The Bookworm: Missing and The Secret Bedroom



Missing, by R.L. Stine. 168 pages. Pocket Books. January 1990.

The Secret Bedroom, by R.L. Stine. 167 pages. Pocket Books. September 1991.


When the scream faded away Lea opened her eyes. As she stared in openmouthed horror, all three ghostly figures melted together in a glowing, malodorous ball of flame, which slowly vanished in a choking cloud of yellow, sulfurous smoke. (The Secret Bedroom, page 162.)

I picked Missing and The Secret Bedroom to be my latest Fear Street rereads because both, based on their titles and cover art, looked to be the dumbest. However, both turned out to be very enjoyable.

Especially surprising was Missing. Though I remember nothing about most of my Fear Street novellas, I do recall being very disappointed with Missing; it was the one Fear Street book I did not like. From what I could remember, nothing was resolved in the end. The lives of the two main characters are turned upside down when their parents disappear and everyone they know treats them like strangers. In the end they wander off to nowhere in particular as orphans. It pissed me off and was one of the reasons I decided to read Missing first; I wanted to get it out of the way. Thankfully, the book turned out to be much better than I remembered.

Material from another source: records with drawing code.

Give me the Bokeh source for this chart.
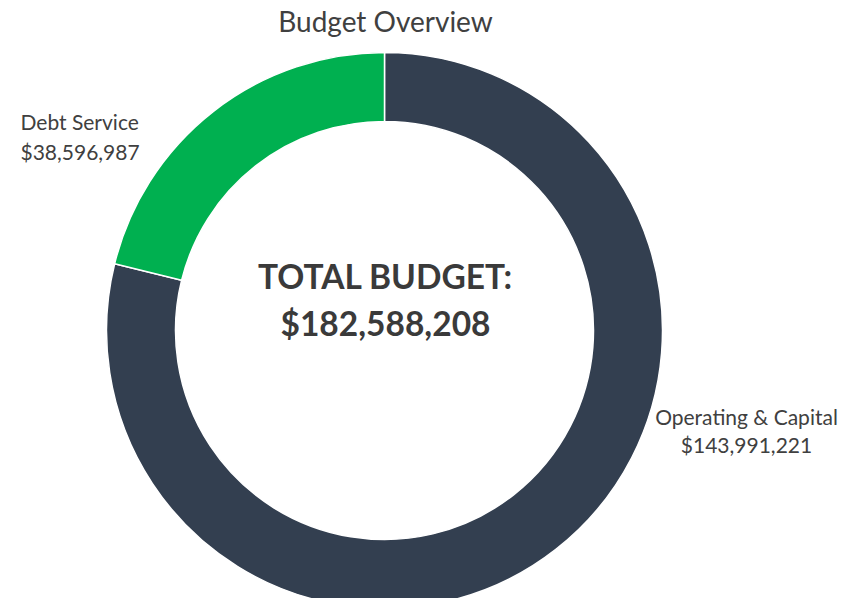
import math
from bokeh.plotting import figure
from bokeh.models import Range1d, ColumnDataSource
from bokeh.core.properties import value
from bokeh.embed import file_html
from bokeh.resources import INLINE

# ---- data ----
categories = ["Operating & Capital", "Debt Service"]
amounts = [143991221, 38596987]
colors = ["#333F50", "#00B050"]
title_text = "Budget Overview"
center_caption = "TOTAL BUDGET:"

total = sum(amounts)

W, H = 843, 598
p = figure(width=W, height=H, output_backend="svg", toolbar_location=None,
           x_range=Range1d(0, W), y_range=Range1d(0, H), min_border=0,
           match_aspect=False)
p.axis.visible = False
p.grid.visible = False
p.outline_line_color = None
p.background_fill_color = "white"
p.border_fill_color = "white"

# wedge angles: clockwise from top
starts, ends = [], []
ang = math.pi / 2
for a in amounts:
    sweep = 2 * math.pi * a / total
    starts.append(ang)
    ends.append(ang - sweep)
    ang -= sweep

src = ColumnDataSource(dict(cat=categories, amt=amounts, color=colors,
                            start=starts, end=ends))
cx, cy = 384, 268
p.annular_wedge(x=cx, y=cy, inner_radius=209, outer_radius=278,
                start_angle="start", end_angle="end", direction="clock",
                fill_color="color", line_color="white", line_width=1.5,
                source=src)

txt_color = "#404040"
font = value("Lato")

# title
p.text(x=[385], y=[578], text=[title_text], text_font=font,
       text_font_size="28px", text_color=txt_color,
       text_align="center", text_baseline="middle")

# center total
p.text(x=[385, 385], y=[323, 276],
       text=[center_caption, f"${total:,}"], text_font=font,
       text_font_size="33.5px", text_font_style="bold", text_color="#3A3A3A",
       text_align="center", text_baseline="middle")

# slice labels
label_pos = {"Debt Service": (20, [477, 447], "left"),
             "Operating & Capital": (746, [182, 154], "center")}
for c, a in zip(categories, amounts):
    x, ys, al = label_pos[c]
    p.text(x=[x, x], y=ys, text=[c, f"${a:,}"], text_font=font,
           text_font_size="21px", text_color=txt_color,
           text_align=al, text_baseline="middle")

open("out.html", "w").write(file_html(p, INLINE))
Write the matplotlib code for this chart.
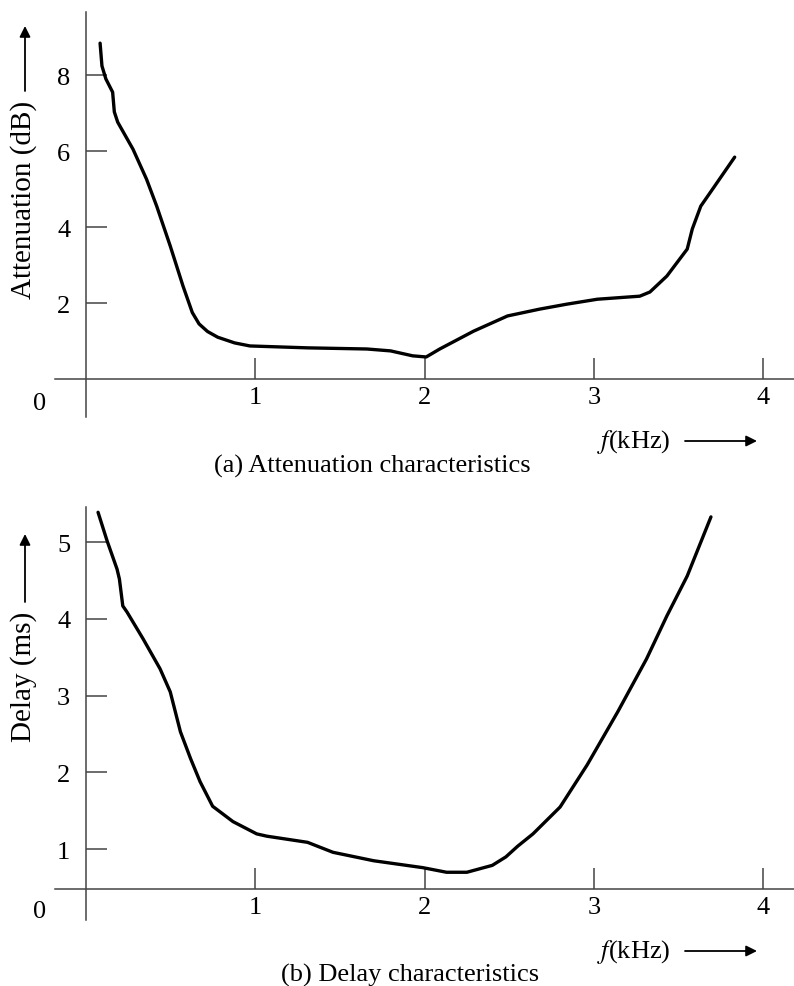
import matplotlib.pyplot as plt
from matplotlib.patches import FancyArrowPatch

plt.rcParams['font.family'] = ['Liberation Serif', 'DejaVu Serif']
plt.rcParams['mathtext.fontset'] = 'stix'

# (a) attenuation curve
freq_att = [0.086, 0.097, 0.12, 0.16, 0.17, 0.19, 0.28, 0.36, 0.42, 0.50, 0.575,
            0.63, 0.67, 0.72, 0.78, 0.88, 0.97, 1.31, 1.66, 1.80, 1.93, 2.01,
            2.09, 2.29, 2.49, 2.68, 2.84, 3.02, 3.27, 3.33, 3.43, 3.55, 3.58,
            3.63, 3.70, 3.83]
atten_db = [8.84, 8.24, 7.90, 7.55, 7.03, 6.76, 6.05, 5.26, 4.55, 3.50, 2.45,
            1.75, 1.45, 1.25, 1.10, 0.95, 0.87, 0.82, 0.79, 0.74, 0.61, 0.58,
            0.79, 1.26, 1.66, 1.84, 1.97, 2.10, 2.18, 2.29, 2.71, 3.42, 3.95,
            4.55, 5.00, 5.84]

# (b) delay curve
freq_del = [0.074, 0.127, 0.186, 0.20, 0.22, 0.245, 0.34, 0.44, 0.50, 0.56, 0.62,
            0.676, 0.75, 0.87, 1.01, 1.07, 1.31, 1.46, 1.70, 1.99, 2.13, 2.25,
            2.40, 2.48, 2.55, 2.64, 2.80, 2.96, 3.14, 3.31, 3.43, 3.55, 3.69]
delay_ms = [5.39, 5.02, 4.65, 4.52, 4.17, 4.09, 3.74, 3.35, 3.05, 2.53, 2.18,
            1.88, 1.56, 1.36, 1.20, 1.17, 1.09, 0.96, 0.85, 0.76, 0.70, 0.70,
            0.79, 0.90, 1.04, 1.20, 1.55, 2.10, 2.79, 3.48, 4.04, 4.56, 5.33]

x_ticks = [1, 2, 3, 4]
att_ticks = [2, 4, 6, 8]
del_ticks = [1, 2, 3, 4, 5]

W, H = 794, 987
fig = plt.figure(figsize=(W / 100, H / 100), dpi=100)


def fx(px):
    return px / W


def fy(py):
    return 1 - py / H


def setup(ax, xlim, ylim, xaxis_y, yticks):
    ax.set_xlim(*xlim)
    ax.set_ylim(*ylim)
    for s in ['top', 'right']:
        ax.spines[s].set_visible(False)
    ax.spines['left'].set_position(('data', 0))
    ax.spines['bottom'].set_position(('data', xaxis_y))
    for s in ['left', 'bottom']:
        ax.spines[s].set_color('#444444')
        ax.spines[s].set_linewidth(1.1)
    ax.set_xticks(x_ticks)
    ax.set_yticks(yticks)
    ax.tick_params(direction='in', length=15, width=1.1, color='#444444',
                   labelsize=19)
    ax.tick_params(axis='x', pad=5)
    ax.tick_params(axis='y', pad=11)
    ax.patch.set_alpha(0)


ax1 = fig.add_axes([fx(55), fy(418), fx(739), 405 / H])
setup(ax1, (-0.18, 4.18), (-1.0, 9.66), 0, att_ticks)
ax1.plot(freq_att, atten_db, color='black', lw=2.4,
         solid_capstyle='round', solid_joinstyle='round')

ax2 = fig.add_axes([fx(55), fy(921), fx(739), 413 / H])
setup(ax2, (-0.18, 4.18), (0.078, 5.459), 0.48, del_ticks)
ax2.plot(freq_del, delay_ms, color='black', lw=2.4,
         solid_capstyle='round', solid_joinstyle='round')

# origin labels
fig.text(fx(40), fy(404), '0', fontsize=19, ha='center', va='center')
fig.text(fx(40), fy(912), '0', fontsize=19, ha='center', va='center')

arrow = dict(arrowstyle='-|>', lw=1.3, color='black', mutation_scale=16,
             shrinkA=0, shrinkB=0)

# y labels with arrows
fig.text(fx(24), fy(200), 'Attenuation (dB)', fontsize=21, rotation=90,
         ha='center', va='center')
fig.patches.append(FancyArrowPatch(
    (fx(25), fy(92)), (fx(25), fy(27)), transform=fig.transFigure, **arrow))
fig.text(fx(24), fy(677), 'Delay (ms)', fontsize=21, rotation=90,
         ha='center', va='center')
fig.patches.append(FancyArrowPatch(
    (fx(25), fy(603)), (fx(25), fy(535)), transform=fig.transFigure, **arrow))

# x labels with arrows
for yl in [442, 952]:
    fig.text(fx(597), fy(yl), r'$f$(kHz)', fontsize=19, ha='left', va='center')
    fig.patches.append(FancyArrowPatch(
        (fx(685), fy(yl)), (fx(757), fy(yl)), transform=fig.transFigure, **arrow))

fig.text(fx(372), fy(466), '(a) Attenuation characteristics', fontsize=19,
         ha='center', va='center')
fig.text(fx(410), fy(975), '(b) Delay characteristics', fontsize=19,
         ha='center', va='center')

plt.savefig('out.png', dpi=100)
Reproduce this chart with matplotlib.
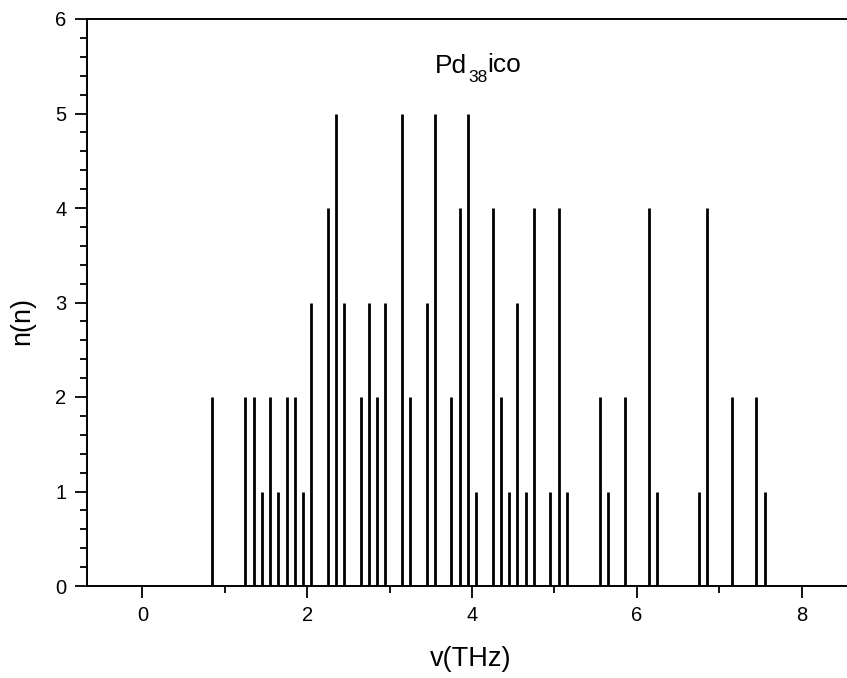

When their parents do not return from work one night, Mark and Cara do not think much of it. Their parents had worked through the night before so it was no big deal. However, they did not leave a note or call. When they do not come home the next day, Mark and Cara begin to worry. They become suspicious of a distant cousin, Roger, who lives in their attic and little mysteries begin to pile up: their parents left the car in the garage, Roger is sneaking out in the middle of the night, a gray van is parked near their house, and Mark and Cara find a small, white monkey head with rhinestone eyes in their parents’ room. Exacerbating their worries, they drive to their parents’ workplace to find that there is no record of their parents working there. Also, Mark’s girlfriend suddenly breaks up with him and is sent “upstate” to stay with her cousin. Compounding each mystery is the fact they recently moved to Shadyside (to a house on Fear Street, of course) and have almost no support system.

There was a lot going on in Missing and none of it made sense until the end; everything is, thankfully, resolved in the end, unlike what I remembered. (The only remaining mystery from the book is the symbolism of the white monkey head. I have no clue what it was supposed to represent.) The book has its frustrating moments and there is an unnecessary second plotline regarding someone from their parents’ past. Also, the book is full of those chapter-ending, page-turning mini-dramas, but those are just hallmarks of the genre. As usual, everything worked out too conveniently, but overall I was pretty impressed.

Though corny as always, The Secret Bedroom proved to be a gem itself. Lea and her parents are new to Shadyside and have moved into the shabbiest looking house on Fear Street. (Lea’s parents buy old houses and renovate them.) Upstairs in the attic is a door along a wall that has been locked and boarded up for at least 100 years. After hearing footsteps above her bedroom and the coaxing of a young girl’s voice from the other side of the mysterious door, Lea is very tempted to open the door. But, she wonders, what is on the other side? Who, or what, is urging her to open it?

Does she open the door? I have no clue. Stine uses deus ex machina to conveniently flip the story and introduce new elements, which I did not care for. Afterward, I was left wondering whether the events were real or if Lea was dreaming them. Or were they illusions created by the supernatural? Stine drops hints along the way — those intentional inconsistencies meant to arouse suspicion — but in the end I really have no clue what was real and what was not.

Nonetheless, The Secret Bedroom was well written. It, too, featured a second storyline that was pretty lame, but everything merged together at the end. It is the first Fear Street reread to deal with the supernatural and ghosts. Hopefully there are more to come.